### EXERCISE PROMPT
From the first line of the data down to and including the line with "(0,0) rectangle (8,1123);", copy everything exactly, leaving out pictures.

### DATASET CONTENT
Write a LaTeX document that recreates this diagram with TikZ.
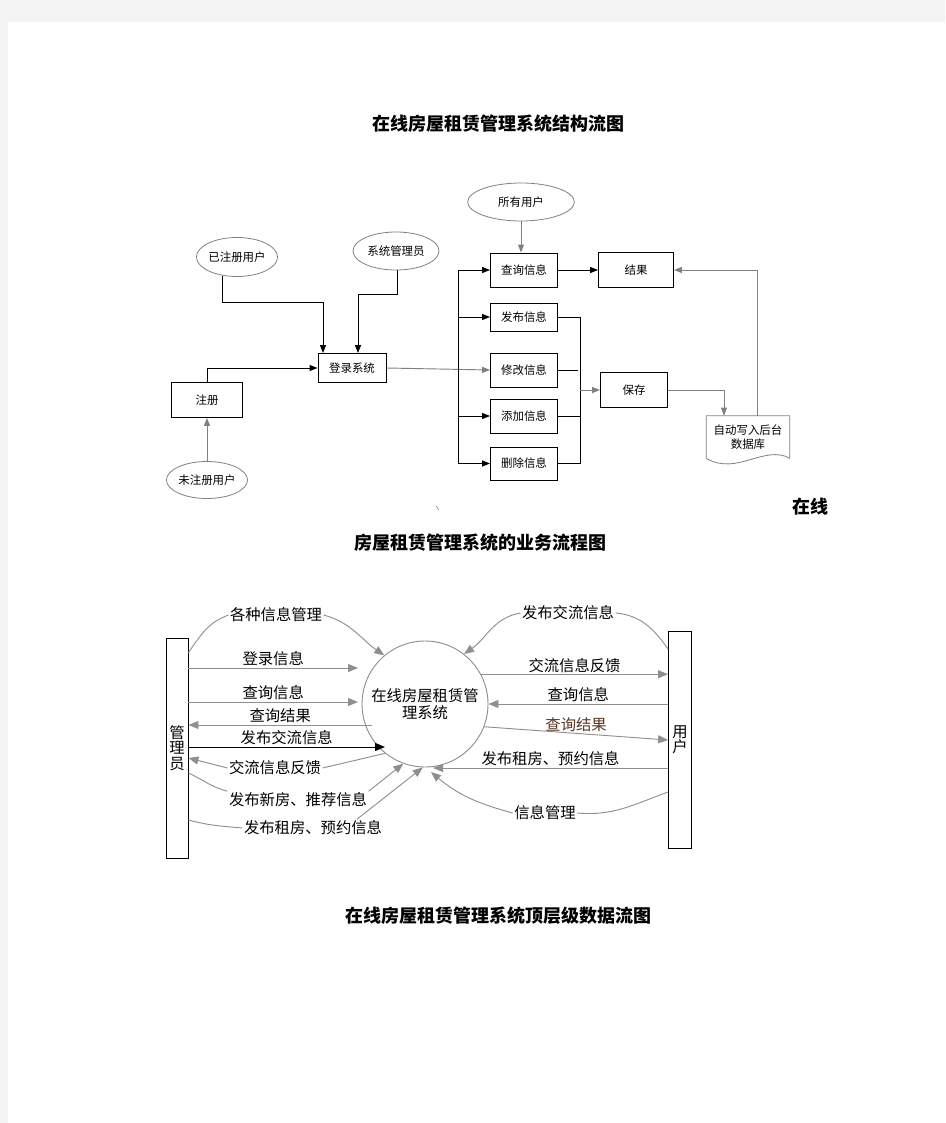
\documentclass[tikz,border=0pt]{standalone}
\usepackage{fontspec}
\setmainfont{Noto Sans CJK SC}
\usepackage{xcolor}
\usepackage{tikz}
\usetikzlibrary{shapes,arrows,positioning,calc,arrows.meta}
\definecolor{pagegray}{HTML}{F3F3F3}
\definecolor{lgray}{HTML}{8F8F8F}
\definecolor{qcolor}{HTML}{5A3420}

\begin{document}
\begin{tikzpicture}[x=0.75pt,y=-0.75pt,
    >={Triangle[length=6pt,width=4.5pt]},
    box/.style={draw, rectangle, line width=0.7pt, inner sep=0pt, font=\fontsize{8.6}{10}\selectfont},
    role/.style={draw=gray, ellipse, line width=0.6pt, inner sep=0pt, font=\fontsize{8.6}{10}\selectfont},
    flow/.style={line width=0.7pt},
    dfd/.style={draw=lgray, line width=0.7pt, >={Triangle[length=7.5pt,width=6pt]}},
    lbl/.style={font=\fontsize{11.5}{12}\selectfont, fill=white, inner sep=1pt},
    tag/.style={font=\fontsize{11.5}{12}\selectfont, inner sep=1pt, above},
    pole/.style={draw, line width=0.7pt, inner sep=0pt, align=center, font=\fontsize{11.5}{11.5}\selectfont},
    title/.style={font=\fontsize{13.5}{15}\selectfont\bfseries}]
    \useasboundingbox (0,0) rectangle (945,1123);
    % page edge
    \fill [pagegray] (0,0) rectangle (945,22);
    \fill [pagegray] (0,0) rectangle (8,1123);

    % Structure chart
    \node [title] (t1) at (498,124) {在线房屋租赁管理系统结构流图};
    \node [role, minimum width=57.75pt, minimum height=29.25pt] (yzc) at (237,257) {已注册用户};
    \node [role, minimum width=64.5pt, minimum height=28.5pt] (xtg) at (396,251) {系统管理员};
    \node [role, minimum width=55.5pt, minimum height=27.75pt] (wzc) at (207,480) {未注册用户};
    \node [role, minimum width=80pt, minimum height=28.5pt] (sy) at (521,202) {所有用户};
    \node [box, minimum width=51pt, minimum height=21.75pt] (dl) at (352,368) {登录系统};
    \node [box, minimum width=53.25pt, minimum height=26.25pt] (zc) at (207,400) {注册};
    \node [box, minimum width=50.25pt, minimum height=25.5pt] (cx) at (524,270) {查询信息};
    \node [box, minimum width=50.25pt, minimum height=21pt] (fb) at (524,317) {发布信息};
    \node [box, minimum width=50.25pt, minimum height=25.5pt] (xg) at (524,370) {修改信息};
    \node [box, minimum width=50.25pt, minimum height=25.5pt] (tj) at (524,416) {添加信息};
    \node [box, minimum width=50.25pt, minimum height=24.75pt] (sc) at (524,463.5) {删除信息};
    \node [box, minimum width=56.25pt, minimum height=26.25pt] (jg) at (636,270) {结果};
    \node [box, minimum width=50.25pt, minimum height=26.25pt] (bc) at (634,390) {保存};
    \node [align=center, inner sep=0pt, minimum width=62.25pt, minimum height=31.5pt,
        font=\fontsize{8.6}{10}\selectfont] (db) at (748,437) {自动写入后台\\数据库};
    \draw [line width=0.6pt, draw=gray] (db.south west) -- (db.north west) -- (db.north east) -- (db.south east)
        .. controls ($(db.south east)+(-25,-14)$) and ($(db.south west)+(30,18)$) .. (db.south west);

    \coordinate (b1) at (323,302);
    \coordinate (b2) at (358,294);
    \draw [->, flow] (yzc.-127) |- (b1) -- (b1 |- dl.north);
    \draw [->, flow] (xtg.-85) |- (b2) -- (b2 |- dl.north);
    \draw [->, flow] (zc.north) |- (dl.west);
    \draw [->, flow, gray] (wzc.north) -- (zc.south);
    \draw [->, flow, gray] (dl.east) -- (xg.west);
    % left bus
    \coordinate (lb) at (458,270);
    \draw [flow] (cx.west -| lb) -- (sc.west -| lb);
    \draw [->, flow] (cx.west -| lb) -- (cx.west);
    \draw [->, flow] (fb.west -| lb) -- (fb.west);
    \draw [->, flow] (tj.west -| lb) -- (tj.west);
    \draw [->, flow] (sc.west -| lb) -- (sc.west);
    % right bus
    \coordinate (rb) at (580,317);
    \draw [flow] (fb.east) -- (fb.east -| rb) -- (sc.east -| rb) -- (sc.east);
    \draw [flow] (tj.east) -- (tj.east -| rb);
    \draw [flow] (xg.east) -- ++(20,0);
    \draw [->, flow, gray] (bc.west -| rb) -- (bc.west);
    \draw [->, flow] (cx.east) -- (jg.west);
    \draw [->, flow, gray] (bc.east) -| ([xshift=-18pt]db.north);
    \draw [->, flow, gray] ([xshift=6.75pt]db.north) |- (jg.east);
    \draw [->, flow, gray] (sy.south) -- (sy.south |- cx.north);

    % Titles
    \node [title] (t2a) at (810,507) {在线};
    \node [title] (t2b) at (480,543) {房屋租赁管理系统的业务流程图};
    \draw [gray] (436,506) -- (439,510);
    \node [title] (t3) at (498,916) {在线房屋租赁管理系统顶层级数据流图};

    % Data flow chart
    \node [pole, minimum width=16.5pt, minimum height=165pt] (gly) at (177,748) {管\\理\\员};
    \node [pole, minimum width=17.25pt, minimum height=162.75pt] (yh) at (680,740) {用\\户};
    \node [circle, draw=lgray, line width=0.7pt, minimum size=94.5pt, inner sep=0pt, align=center,
        font=\fontsize{11.5}{12.5}\selectfont] (xt) at (425,704) {在线房屋租赁管\\理系统};

    % admin side
    \node [lbl] (l1) at (276,615) {各种信息管理};
    \draw [dfd] ($(gly.north east)+(0,15)$) to[out=55,in=200] (l1.west);
    \draw [dfd, ->] (l1.east) to[out=-15,in=145] (xt.130);
    \coordinate (p2) at (358,668);
    \draw [dfd, ->] (gly.east |- p2) -- (p2) node[tag, midway] {登录信息};
    \coordinate (p3) at (358,702);
    \draw [dfd, ->] (gly.east |- p3) -- (p3) node[tag, midway] {查询信息};
    \coordinate (p4) at (372,725);
    \draw [dfd, <-] (gly.east |- p4) -- (p4) node[tag, midway] {查询结果};
    \coordinate (p5) at (385,747);
    \draw [dfd, draw=black, ->] (gly.east |- p5) -- (p5) node[tag, midway] {发布交流信息};
    \node [lbl] (l6) at (275,768) {交流信息反馈};
    \draw [dfd] (xt.231) -- (l6.east);
    \draw [dfd, ->] (l6.west) -- ($(gly.east)+(0,10)$);
    \node [lbl] (l7) at (298,800) {发布新房、推荐信息};
    \draw [dfd] ($(gly.east)+(0,25)$) to[out=-25,in=165] (l7.north west);
    \draw [dfd, ->] (l7.north east) -- (xt.250);
    \node [lbl] (l8) at (313,828) {发布租房、预约信息};
    \draw [dfd] ($(gly.east)+(0,72)$) to[out=-15,in=175] (l8.west);
    \draw [dfd, ->] ([xshift=-20pt]l8.north east) -- (xt.268);

    % user side
    \node [lbl] (r1) at (568,613) {发布交流信息};
    \draw [dfd] ($(yh.north west)+(0,18)$) to[out=125,in=-5] (r1.east);
    \draw [dfd, ->] (r1.west) to[out=190,in=35] (xt.52);
    \draw [dfd, ->] (xt.28) -- (xt.28 -| yh.west) node[tag, midway] {交流信息反馈};
    \draw [dfd, ->] (yh.west |- xt.east) -- (xt.east) node[tag, midway] {查询信息};
    \draw [dfd, ->] (xt.-21) -- (yh.west) node[tag, midway, text=qcolor] {查询结果};
    \coordinate (q5) at (433,768);
    \draw [dfd, ->] (yh.west |- q5) -- (q5) node[tag, midway] {发布租房、预约信息};
    \node [lbl] (r6) at (545,813) {信息管理};
    \coordinate (q6) at (431,772);
    \draw [dfd] ($(yh.south west)+(0,-57)$) to[out=200,in=-5] (r6.east);
    \draw [dfd, ->] (r6.west) to[out=165,in=-40] (q6);
\end{tikzpicture}
\end{document}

### THE SOLUTION
Write a LaTeX document that recreates this diagram with TikZ.
\documentclass[tikz,border=0pt]{standalone}
\usepackage{fontspec}
\setmainfont{Noto Sans CJK SC}
\usepackage{xcolor}
\usepackage{tikz}
\usetikzlibrary{shapes,arrows,positioning,calc,arrows.meta}
\definecolor{pagegray}{HTML}{F3F3F3}
\definecolor{lgray}{HTML}{8F8F8F}
\definecolor{qcolor}{HTML}{5A3420}

\begin{document}
\begin{tikzpicture}[x=0.75pt,y=-0.75pt,
    >={Triangle[length=6pt,width=4.5pt]},
    box/.style={draw, rectangle, line width=0.7pt, inner sep=0pt, font=\fontsize{8.6}{10}\selectfont},
    role/.style={draw=gray, ellipse, line width=0.6pt, inner sep=0pt, font=\fontsize{8.6}{10}\selectfont},
    flow/.style={line width=0.7pt},
    dfd/.style={draw=lgray, line width=0.7pt, >={Triangle[length=7.5pt,width=6pt]}},
    lbl/.style={font=\fontsize{11.5}{12}\selectfont, fill=white, inner sep=1pt},
    tag/.style={font=\fontsize{11.5}{12}\selectfont, inner sep=1pt, above},
    pole/.style={draw, line width=0.7pt, inner sep=0pt, align=center, font=\fontsize{11.5}{11.5}\selectfont},
    title/.style={font=\fontsize{13.5}{15}\selectfont\bfseries}]
    \useasboundingbox (0,0) rectangle (945,1123);
    % page edge
    \fill [pagegray] (0,0) rectangle (945,22);
    \fill [pagegray] (0,0) rectangle (8,1123);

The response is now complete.